Thursday night I finished with my last appointment about 8:00. Kind of late to pull out the latest kitchen gadgets and whip up an exciting meal. But, carryout didn't sound too healthy or budget-friendly. We had honey turkey and pastrami in the fridge. Sandwiches it was. Now, you can "Cuban" a sandwich pretty easily. And, Connie LOVES dill pickles. Did I ever mention he LOVES dill pickles? I think he could eat a whole jar of the good garlic dills at one sitting. That and mustard. His favorite is Dijon. I love that and Guldens. We have a tough time finding Guldens here in Indy so when we're on Cape Cod, I stock up. Wonder what the TSA folks would think if they opened my suitcase and found SIX bottles of Gulden's Mustard? Ok, fine, I'm not sure I want to know. Remind me sometime to tell you all about bringing the screwdrivers back... That's one of my favorite family stories.
So, here's what wikipedia says about Cuban sandwiches:
A Cuban sandwich is a variation of a ham and cheese originally created in cafes catering to Cuban workers either in Cuba or in the Cuban immigrant communities of Florida, most likely Ybor City in Tampa, Florida.

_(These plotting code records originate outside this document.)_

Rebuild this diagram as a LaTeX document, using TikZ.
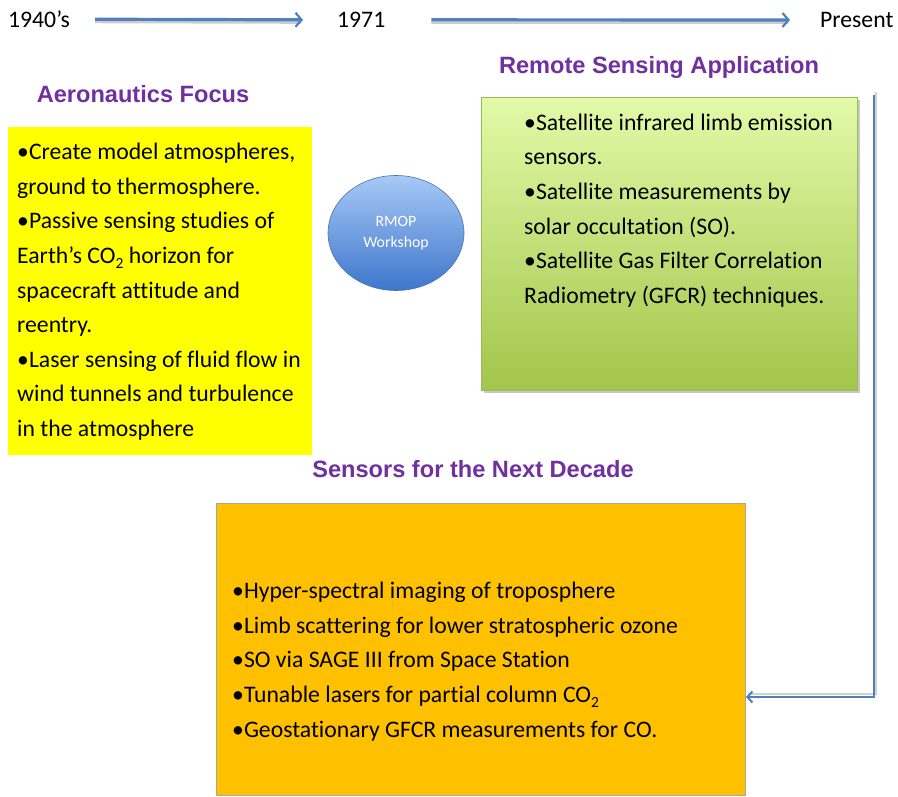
\documentclass[tikz,border=0pt]{standalone}
\usepackage{fontspec}
\setmainfont{Carlito}[Ligatures={NoCommon}]
\newfontfamily\titlefont{Liberation Sans}
\usetikzlibrary{arrows.meta,shapes.geometric}
\definecolor{flowblue}{HTML}{4F81BD}
\definecolor{titlepurple}{HTML}{7030A0}
\definecolor{boxyellow}{HTML}{FFFF00}
\definecolor{boxorange}{HTML}{FFC000}
\definecolor{greentop}{HTML}{E2FAA8}
\definecolor{greenbot}{HTML}{A2C54A}
\definecolor{greenline}{HTML}{9BBB59}
\definecolor{ovaltop}{HTML}{A8C9F6}
\definecolor{ovalbot}{HTML}{3D76CC}
\newcommand\lowtwo{\raisebox{-4.5pt}{\fontsize{15.5}{15.5}\selectfont 2}}
\tikzset{
  bodytext/.style={inner sep=0pt, anchor=north west, align=left,
    font=\fontsize{23.7}{34.6}\selectfont},
  yeartext/.style={inner sep=0pt, anchor=base west, font=\fontsize{23.7}{28}\selectfont},
  titletext/.style={inner sep=0pt, anchor=base, text=titlepurple,
    font=\titlefont\bfseries\fontsize{23.6}{28}\selectfont},
  flowline/.style={draw=flowblue, line width=3.2pt,
    -{Straight Barb[length=6pt,width=14pt,line width=2.2pt]}},
  shadowline/.style={draw=black!20, line width=3pt},
  panel/.style={inner sep=0pt, anchor=north west},
}
\begin{document}
\begin{tikzpicture}[x=1pt,y=-1pt]
\useasboundingbox[fill=white] (0,0) rectangle (898,797);

% timeline
\node[yeartext] (t1940) at (8,27.5) {1940’s};
\node[yeartext] (t1971) at (337,27.5) {1971};
\node[yeartext] (tpresent) at (820,27.5) {Present};
\draw[shadowline] ([xshift=25pt,yshift=-2.5pt]t1940.east) -- ([xshift=-36pt,yshift=-2.5pt]t1971.west);
\draw[shadowline] ([xshift=46pt,yshift=-2.5pt]t1971.east) -- ([xshift=-32pt,yshift=-2.5pt]tpresent.west);
\draw[flowline] ([xshift=25pt]t1940.east) -- ([xshift=-34pt]t1971.west);
\draw[flowline] ([xshift=46pt]t1971.east) -- ([xshift=-30pt]tpresent.west);

% titles
\node[titletext] (aerotitle) at (143,102.5) {Aeronautics Focus};
\node[titletext] (remotetitle) at (659,73.5) {Remote Sensing Application};
\node[titletext] (nexttitle) at (473,477.5) {Sensors for the Next Decade};

% yellow box
\node[panel, fill=boxyellow, minimum width=304pt, minimum height=328pt] (aero) at (8,127) {};
\node[bodytext] (aerotext) at (17,159.5-24.2) {\strut•Create model atmospheres,\\
ground to thermosphere.\\
•Passive sensing studies of\\
Earth’s CO\lowtwo{} horizon for\\
spacecraft attitude and\\
reentry.\\
•Laser sensing of fluid flow in\\
wind tunnels and turbulence\\
in the atmosphere};

% RMOP oval
\node[ellipse, draw=flowblue!90!black, line width=0.6pt, top color=ovaltop, bottom color=ovalbot,
  minimum width=136pt, minimum height=115pt, inner sep=0pt, align=center, text=white,
  font=\fontsize{15.8}{21}\selectfont] (rmop) at (396,233) {RMOP\\Workshop};

% green box
\fill[black!22] (484,100) rectangle (860,393);
\node[panel, draw=greenline, line width=0.6pt, top color=greentop, bottom color=greenbot,
  minimum width=376pt, minimum height=293pt] (remote) at (481,97) {};
\node[bodytext] (remotetext) at (524,130-24.2) {\strut•Satellite infrared limb emission\\
sensors.\\
•Satellite measurements by\\
solar occultation (SO).\\
•Satellite Gas Filter Correlation\\
Radiometry (GFCR) techniques.};

% orange box
\node[panel, fill=boxorange, draw=black!35, line width=0.6pt,
  minimum width=529pt, minimum height=292pt] (sensors) at (216,503) {};
\node[bodytext] (sensorstext) at (232,598.5-24.2) {\strut•Hyper-spectral imaging of troposphere\\
•Limb scattering for lower stratospheric ozone\\
•SO via SAGE III from Space Station\\
•Tunable lasers for partial column CO\lowtwo\\
•Geostationary GFCR measurements for CO.};

% connector down the right side
\coordinate (flowtop) at (874,95);
\coordinate (flowend) at (746,697);
\draw[draw=black!18, line width=2.8pt] ([xshift=2pt,yshift=3pt]flowtop) |- ([xshift=2pt,yshift=3pt]flowend);
\draw[draw=flowblue, line width=2.8pt, -{Straight Barb[length=5pt,width=11pt,line width=2pt]}]
  (flowtop) |- (flowend);
\end{tikzpicture}
\end{document}
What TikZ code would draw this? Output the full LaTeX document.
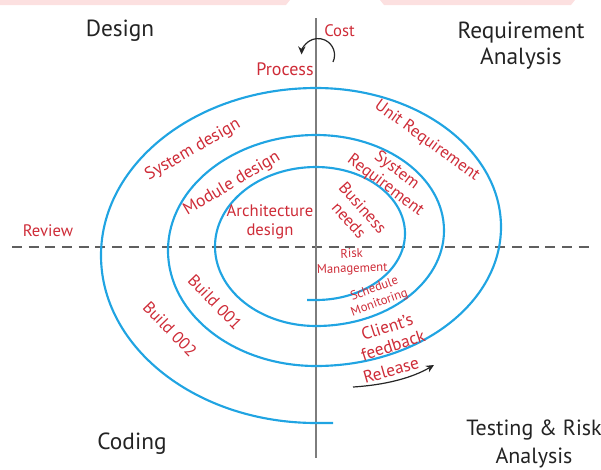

Later on, Cuban immigrants and expatriates brought it to Miami where it is also still very popular. The sandwich is made with ham, roasted pork, Swiss cheese, pickles, mustard, and sometimes salami on Cuban bread.
We had some great rolls so I knew I was in business. About twenty minutes later, dinner was served:
two kinds of meat - ham and pork or turkey and ham or turkey and pastrami... use your imagination!
garlic dill pickle slices
swiss cheese slices
Dijon or Gulden's mustard
Kaiser rolls or bulkie rolls (for those of you lucky enough to live where they actually sell these!)
Directions:Split the rolls. Slather them with mustard.
Lay the turkey (or first meat) on the rolls.
Then, the pastrami (or second meat.)
Top with the dill pickle slices.
Then, top with the swiss cheese slices.
You can either cook these in a grill pan or skillet. Whichever you choose, you need to cover the sandwiches with a weight. You can use a full teapot inside a skillet or an actual bacon or panini press.
Cook or grill for about ten minutes per side. You want the cheese to get softened but not necessarily gooey.